Lucky Lady II is a United States Air Force Boeing B-50 Superfortress that became the first airplane to circle the world nonstop when it made the journey in 1949, assisted by in-flight refueling.
Total time airborne was 94 hours and 1 minute.
The plane started its round-the-world trip with a crew of 14 under the command of Captain James Gallagher at 12:21 PM on February 26, 1949, from Carswell Air Force Base in Fort Worth, Texas, heading east over the Atlantic Ocean. After flying 23,452 miles (37,742 km), the plane passed the control tower back at Carswell AFB on March 2 at 10:22 AM, marking the end of the circumnavigation, and landed there at 10:31 AM after being in the air for 94 hours and one minute, landing two minutes before the estimated time of arrival calculated at take-off.
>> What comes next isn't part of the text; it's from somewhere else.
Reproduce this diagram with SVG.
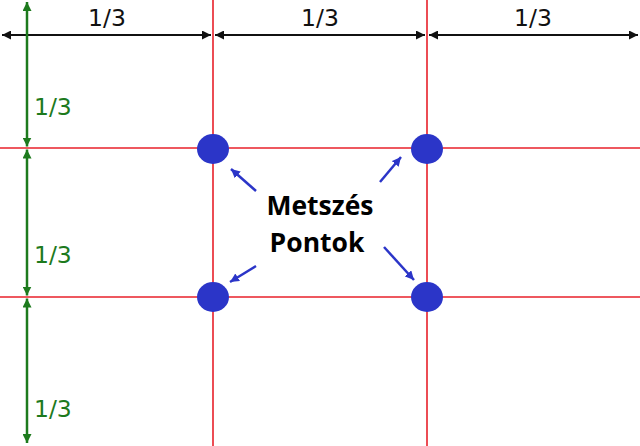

En route, the plane was refueled four times by B-29 Superfortresses converted into aerial refueling tankers KB-29Ms, meeting up above Lajes Air Force Base in the Azores, Dhahran Airfield in Saudi Arabia, Clark Air Force Base in the Philippines, and Hickam Air Force Base in Hawaii, using the soon-to-be obsolete grappled-line looped-hose technique. The plane flew at altitudes between 10,000 to 20,000 feet (3,000 to 6,100 m) and completed the trip around the world at an average ground speed of 249 miles per hour.